Give again, word for word, each line from the top of the listing through the line that holds "value: votes[0] +".

───── Collected data

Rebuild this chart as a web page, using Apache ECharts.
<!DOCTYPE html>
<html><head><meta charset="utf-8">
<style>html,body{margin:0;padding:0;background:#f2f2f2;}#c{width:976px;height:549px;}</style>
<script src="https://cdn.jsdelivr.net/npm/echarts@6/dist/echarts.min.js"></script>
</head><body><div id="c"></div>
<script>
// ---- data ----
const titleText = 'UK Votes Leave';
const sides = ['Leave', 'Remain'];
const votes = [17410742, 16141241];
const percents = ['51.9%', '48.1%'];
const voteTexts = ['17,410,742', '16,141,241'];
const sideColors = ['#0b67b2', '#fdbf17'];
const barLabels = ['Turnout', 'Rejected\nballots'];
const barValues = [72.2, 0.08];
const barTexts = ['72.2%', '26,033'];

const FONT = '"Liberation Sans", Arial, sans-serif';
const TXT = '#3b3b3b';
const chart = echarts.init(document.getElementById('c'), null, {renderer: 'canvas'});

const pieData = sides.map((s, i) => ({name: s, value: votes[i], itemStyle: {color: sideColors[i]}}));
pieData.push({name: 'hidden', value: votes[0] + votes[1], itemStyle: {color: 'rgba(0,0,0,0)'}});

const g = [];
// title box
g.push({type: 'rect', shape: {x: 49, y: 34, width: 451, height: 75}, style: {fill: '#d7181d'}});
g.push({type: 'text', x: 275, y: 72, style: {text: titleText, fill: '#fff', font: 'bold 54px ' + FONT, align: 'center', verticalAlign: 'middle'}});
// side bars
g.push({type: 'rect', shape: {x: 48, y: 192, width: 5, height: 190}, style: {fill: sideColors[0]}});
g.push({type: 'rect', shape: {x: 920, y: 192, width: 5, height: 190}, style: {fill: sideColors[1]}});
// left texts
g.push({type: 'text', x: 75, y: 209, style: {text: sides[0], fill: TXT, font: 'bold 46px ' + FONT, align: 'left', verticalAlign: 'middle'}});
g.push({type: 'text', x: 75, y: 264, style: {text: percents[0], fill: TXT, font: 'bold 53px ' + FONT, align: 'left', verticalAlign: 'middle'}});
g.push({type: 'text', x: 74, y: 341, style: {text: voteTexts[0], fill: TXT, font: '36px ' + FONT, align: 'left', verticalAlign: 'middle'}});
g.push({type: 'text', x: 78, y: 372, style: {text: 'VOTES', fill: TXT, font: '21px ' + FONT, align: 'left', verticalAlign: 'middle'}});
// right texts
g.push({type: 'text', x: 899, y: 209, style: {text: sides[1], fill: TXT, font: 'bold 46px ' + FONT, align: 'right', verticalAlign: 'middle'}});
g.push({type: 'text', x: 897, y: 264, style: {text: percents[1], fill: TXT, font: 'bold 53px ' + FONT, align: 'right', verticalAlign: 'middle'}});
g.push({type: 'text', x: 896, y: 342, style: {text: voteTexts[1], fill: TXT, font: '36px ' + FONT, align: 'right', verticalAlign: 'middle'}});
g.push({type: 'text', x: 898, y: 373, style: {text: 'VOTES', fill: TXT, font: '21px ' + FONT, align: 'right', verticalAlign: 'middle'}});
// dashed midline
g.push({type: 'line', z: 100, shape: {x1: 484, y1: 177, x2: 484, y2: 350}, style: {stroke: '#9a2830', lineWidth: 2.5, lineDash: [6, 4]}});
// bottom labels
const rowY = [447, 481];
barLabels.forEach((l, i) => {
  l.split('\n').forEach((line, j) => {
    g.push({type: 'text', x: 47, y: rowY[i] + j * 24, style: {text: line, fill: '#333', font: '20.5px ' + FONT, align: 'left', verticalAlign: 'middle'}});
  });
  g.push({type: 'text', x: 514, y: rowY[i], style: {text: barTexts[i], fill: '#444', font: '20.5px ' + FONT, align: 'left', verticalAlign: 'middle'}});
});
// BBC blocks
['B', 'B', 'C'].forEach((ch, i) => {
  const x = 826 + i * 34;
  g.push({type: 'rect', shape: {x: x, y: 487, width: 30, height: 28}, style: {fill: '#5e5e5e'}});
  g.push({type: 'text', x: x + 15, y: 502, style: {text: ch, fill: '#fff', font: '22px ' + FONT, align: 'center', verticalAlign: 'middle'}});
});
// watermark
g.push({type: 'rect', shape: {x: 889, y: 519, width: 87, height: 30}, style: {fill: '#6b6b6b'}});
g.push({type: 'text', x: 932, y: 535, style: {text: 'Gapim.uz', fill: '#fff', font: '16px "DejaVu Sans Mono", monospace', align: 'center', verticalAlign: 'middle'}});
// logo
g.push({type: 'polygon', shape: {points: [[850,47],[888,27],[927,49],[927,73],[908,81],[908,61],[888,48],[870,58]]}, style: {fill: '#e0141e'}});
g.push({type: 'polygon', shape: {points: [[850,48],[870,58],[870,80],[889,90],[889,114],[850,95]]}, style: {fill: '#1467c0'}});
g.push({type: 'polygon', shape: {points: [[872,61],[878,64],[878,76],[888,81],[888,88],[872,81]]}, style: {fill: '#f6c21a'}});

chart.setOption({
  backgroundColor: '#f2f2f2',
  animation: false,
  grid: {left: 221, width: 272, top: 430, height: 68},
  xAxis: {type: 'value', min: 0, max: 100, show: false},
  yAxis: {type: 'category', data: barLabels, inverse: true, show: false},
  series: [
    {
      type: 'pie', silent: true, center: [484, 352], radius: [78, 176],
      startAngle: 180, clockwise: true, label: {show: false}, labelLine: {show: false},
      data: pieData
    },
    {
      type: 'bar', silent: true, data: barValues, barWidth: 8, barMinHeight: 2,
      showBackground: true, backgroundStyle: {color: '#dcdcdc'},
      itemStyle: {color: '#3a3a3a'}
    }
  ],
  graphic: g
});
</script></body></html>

──────────

§ **Answer below**
Rebuild this chart as a web page, using Apache ECharts.
<!DOCTYPE html>
<html><head><meta charset="utf-8">
<style>html,body{margin:0;padding:0;background:#f2f2f2;}#c{width:976px;height:549px;}</style>
<script src="https://cdn.jsdelivr.net/npm/echarts@6/dist/echarts.min.js"></script>
</head><body><div id="c"></div>
<script>
// ---- data ----
const titleText = 'UK Votes Leave';
const sides = ['Leave', 'Remain'];
const votes = [17410742, 16141241];
const percents = ['51.9%', '48.1%'];
const voteTexts = ['17,410,742', '16,141,241'];
const sideColors = ['#0b67b2', '#fdbf17'];
const barLabels = ['Turnout', 'Rejected\nballots'];
const barValues = [72.2, 0.08];
const barTexts = ['72.2%', '26,033'];

const FONT = '"Liberation Sans", Arial, sans-serif';
const TXT = '#3b3b3b';
const chart = echarts.init(document.getElementById('c'), null, {renderer: 'canvas'});

const pieData = sides.map((s, i) => ({name: s, value: votes[i], itemStyle: {color: sideColors[i]}}));
pieData.push({name: 'hidden', value: votes[0] + votes[1], itemStyle: {color: 'rgba(0,0,0,0)'}});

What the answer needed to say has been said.